Sudan President Omar al-Bashir on Wednesday inaugurated ‘Africa’s largest sugar refinery’ in the White Nile state, the country’s biggest industrial development for many years.

The government insisted the project will help counter an economic crisis that is fuelling dissent in the country. “Sudan will be one of the more significant sugar-exporting countries in the Arab and African region,” the official SUNA news agency quoted the Sudanese president as saying.

President Omar al-Bashir ridiculed the possibility of an Arab Spring taking place in Sudan, saying “there is only scorching heat to grill the country’s enemies.”

“We tell those who are waiting… there will be no Arab Spring in Sudan. We have a hot summer in Sudan that will burn the enemies of Sudan,” he said at the site of the plant some 170 kilometres south of Khartoum.

White Nile Sugar earlier announced it aimed to produce 450,000 tonnes of sugar annually and 60 million litres (13 million gallons) of ethanol.

Sudan’s Kenana Sugar is the largest shareholder, with a 30% stake, whereas the Sudanese government owns 35% in the company. The Kuwait Investment Authority controls 31%.

Khartoum is struggling to recoup lost revenue by increasing exports of sugar. South Sudan separated last July, taking with it about 75% of oil production and more than one-third of the Khartoum government’s revenues.

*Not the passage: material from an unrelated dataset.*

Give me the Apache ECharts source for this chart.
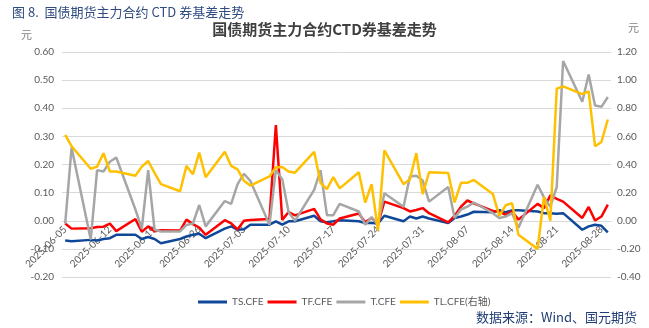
<!DOCTYPE html>
<html>
<head>
<meta charset="utf-8">
<script src="https://cdn.jsdelivr.net/npm/echarts@6/dist/echarts.min.js"></script>
<style>
  html, body { margin: 0; padding: 0; background: #ffffff; }
  #chart { width: 649px; height: 328px; }
</style>
</head>
<body>
<div id="chart"></div>
<script>
// Trading days (weekends are skipped; the axis itself runs on calendar days)
const tradeDates = [
  '2025-06-05','2025-06-06','2025-06-09','2025-06-10','2025-06-11','2025-06-12','2025-06-13',
  '2025-06-16','2025-06-17','2025-06-18','2025-06-19','2025-06-20',
  '2025-06-23','2025-06-24','2025-06-25','2025-06-26','2025-06-27',
  '2025-06-30','2025-07-01','2025-07-02','2025-07-03','2025-07-04',
  '2025-07-07','2025-07-08','2025-07-09','2025-07-10','2025-07-11',
  '2025-07-14','2025-07-15','2025-07-16','2025-07-17','2025-07-18',
  '2025-07-21','2025-07-22','2025-07-23','2025-07-24','2025-07-25',
  '2025-07-28','2025-07-29','2025-07-30','2025-07-31','2025-08-01',
  '2025-08-04','2025-08-05','2025-08-06','2025-08-07','2025-08-08',
  '2025-08-11','2025-08-12','2025-08-13','2025-08-14','2025-08-15',
  '2025-08-18','2025-08-19','2025-08-20','2025-08-21','2025-08-22',
  '2025-08-25','2025-08-26','2025-08-27','2025-08-28','2025-08-29'
];

// CTD basis, yuan
const tsCFE = [
  -0.070,-0.073,-0.068,-0.070,-0.065,-0.062,-0.050,
  -0.050,-0.065,-0.058,-0.065,-0.080,
  -0.065,-0.056,-0.050,-0.046,-0.062,
  -0.028,-0.020,-0.032,-0.030,-0.014,
  -0.014,-0.002,-0.014,-0.002,-0.002,
   0.018,-0.002,-0.005,-0.002, 0.002,
  -0.002,-0.008,-0.008,-0.010, 0.018,
  -0.002, 0.015, 0.008, 0.015, 0.008,
  -0.008, 0.010, 0.015, 0.022, 0.032,
   0.030, 0.038, 0.030, 0.037, 0.037,
   0.033, 0.027, 0.027, 0.025, 0.027,
  -0.032,-0.020,-0.014,-0.018,-0.041
];
const tfCFE = [
  -0.010,-0.028,-0.027,-0.022,-0.021,-0.010,-0.037,
   0.006,-0.039,-0.020,-0.037,-0.034,
  -0.035, 0.004,-0.012,-0.024,-0.050,
   0.002,-0.009,-0.031, 0.000, 0.003,
   0.006, 0.340, 0.003, 0.031, 0.019,
   0.042, 0.005,-0.010,-0.014, 0.008,
   0.026,-0.005, 0.010,-0.012, 0.068,
   0.045, 0.033, 0.038, 0.045, 0.027,
  -0.006, 0.017, 0.050, 0.072, 0.062,
   0.035, 0.033, 0.021, 0.033, 0.004,
   0.060, 0.045, 0.090, 0.078, 0.068,
   0.010, 0.049, 0.001, 0.015, 0.057
];
const tCFE = [
  -0.010, 0.260,-0.067, 0.180, 0.175, 0.210, 0.225,
   0.040,-0.028, 0.180,-0.032,-0.038,
  -0.038,-0.015,-0.010, 0.056,-0.020,
   0.070, 0.060, 0.130, 0.167, 0.142,
  -0.014, 0.180, 0.148, 0.030, 0.000,
   0.110, 0.180, 0.020, 0.020, 0.060,
   0.033,-0.014, 0.013,-0.014, 0.098,
   0.050, 0.157, 0.160, 0.143, 0.068,
   0.120, 0.010, 0.040, 0.050, 0.065,
   0.027, 0.010, 0.015, 0.027,-0.025,
   0.128, 0.083, 0.050, 0.120, 0.568,
   0.423, 0.520, 0.410, 0.405, 0.440
];
// TL is read on the right-hand axis
const tlCFE = [
   0.610, 0.530, 0.370, 0.385, 0.480, 0.350, 0.350,
   0.320, 0.385, 0.425, 0.340, 0.260,
   0.210, 0.390, 0.330, 0.485, 0.310,
   0.490, 0.390, 0.365, 0.285, 0.250,
   0.315, 0.380, 0.382, 0.350, 0.342,
   0.490, 0.270, 0.225, 0.310, 0.230,
   0.345, 0.130, 0.260,-0.070, 0.500,
   0.260, 0.295, 0.480, 0.190, 0.345,
   0.340, 0.130, 0.270, 0.270, 0.290,
   0.190, 0.035, 0.110, 0.125,-0.100,
  -0.200, 0.170, 0.000, 0.940, 0.955,
   0.900, 0.920, 0.530, 0.560, 0.720
];

const seriesNames = ['TS.CFE', 'TF.CFE', 'T.CFE', 'TL.CFE(右轴)'];
const seriesColors = ['#0F4898', '#FF0000', '#A6A6A6', '#FFC000'];

// Left axis range; the date axis sits on its zero line
const leftMin = -0.2, leftMax = 0.6;
const gridTop = 52, gridBottom = 51, chartHeight = 328;

// Calendar-day categories spanning the trading range
function fmtDay(t) {
  const d = new Date(t);
  const p = n => (n < 10 ? '0' + n : '' + n);
  return d.getUTCFullYear() + '-' + p(d.getUTCMonth() + 1) + '-' + p(d.getUTCDate());
}
const calendarDays = [];
for (let t = Date.parse(tradeDates[0] + 'T00:00:00Z');
     t <= Date.parse(tradeDates[tradeDates.length - 1] + 'T00:00:00Z');
     t += 86400000) {
  calendarDays.push(fmtDay(t));
}

const pairs = arr => tradeDates.map((d, i) => [d, arr[i]]);
const valueSets = [tsCFE, tfCFE, tCFE, tlCFE];

// Lift the date axis from the grid's bottom edge up to the zero line
const plotHeight = chartHeight - gridTop - gridBottom;
const zeroLift = plotHeight * (0 - leftMin) / (leftMax - leftMin);

const latin = 'Lato, "Noto Sans CJK SC", sans-serif';
const axisText = { color: '#595959', fontSize: 10, fontFamily: latin };

const chart = echarts.init(document.getElementById('chart'), null, { renderer: 'canvas' });
chart.setOption({
  animation: false,
  backgroundColor: '#ffffff',
  title: [
    {
      text: '图 8.  国债期货主力合约 CTD 券基差走势',
      left: 7, top: 1,
      textStyle: { color: '#2F4C80', fontSize: 13, fontWeight: 'normal', fontFamily: '"Noto Sans CJK SC", sans-serif' }
    },
    {
      text: '国债期货主力合约CTD券基差走势',
      left: 'center', top: 17,
      textStyle: { color: '#404040', fontSize: 15, fontWeight: 'bold', fontFamily: '"Noto Sans CJK SC", sans-serif' }
    }
  ],
  graphic: [
    { type: 'text', left: 21, top: 29, style: { text: '元', fill: '#7F7F7F', fontSize: 11, fontFamily: '"Noto Sans CJK SC", sans-serif' } },
    { type: 'text', left: 628, top: 22, style: { text: '元', fill: '#7F7F7F', fontSize: 11, fontFamily: '"Noto Sans CJK SC", sans-serif' } },
    { type: 'text', right: 12, top: 311, style: { text: '数据来源：Wind、国元期货', fill: '#1F3D73', fontSize: 13, fontFamily: '"Noto Sans CJK SC", sans-serif' } }
  ],
  legend: {
    data: seriesNames,
    left: 193, top: 292,
    icon: 'rect',
    itemWidth: 29, itemHeight: 3,
    itemGap: 4,
    textStyle: { color: '#595959', fontSize: 10, fontFamily: latin }
  },
  grid: { left: 62, right: 38, top: gridTop, bottom: gridBottom, containLabel: false },
  xAxis: {
    type: 'category',
    data: calendarDays,
    boundaryGap: true,
    offset: -zeroLift,
    axisLine: { show: true, onZero: false, lineStyle: { color: '#D9D9D9' } },
    axisTick: { show: false },
    axisLabel: { ...axisText, interval: 6, rotate: 45, margin: 7 },
    splitLine: { show: false }
  },
  yAxis: [
    {
      type: 'value', min: leftMin, max: leftMax, interval: 0.1,
      axisLine: { show: false }, axisTick: { show: false },
      axisLabel: { ...axisText, margin: 8, formatter: v => v.toFixed(2) },
      splitLine: { show: true, lineStyle: { color: '#D9D9D9', width: 1 } }
    },
    {
      type: 'value', min: -0.4, max: 1.2, interval: 0.2,
      axisLine: { show: false }, axisTick: { show: false },
      axisLabel: { ...axisText, margin: 6, formatter: v => v.toFixed(2) },
      splitLine: { show: false }
    }
  ],
  series: seriesNames.map((name, i) => ({
    name,
    type: 'line',
    yAxisIndex: i === 3 ? 1 : 0,
    data: pairs(valueSets[i]),
    showSymbol: false,
    symbol: 'none',
    color: seriesColors[i],
    lineStyle: { width: 2.5, color: seriesColors[i] },
    z: 2 + i
  }))
});
</script>
</body>
</html>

Inflation exceeds more than 30% in the country with rising prices of sugar and other basic commodities contributing to soaring social unrest. Scattered protests continue to take place across the country since 16 June after the government announced austerity measures.

White Nile Sugar was set to open in April but officials postponed the ceremony at the last minute, citing US sanctions on computer softwares.

The United States imposed a trade embargo on Sudan over human rights and other concerns in 1997. Some sanctions allow for exemptions under certain circumstances.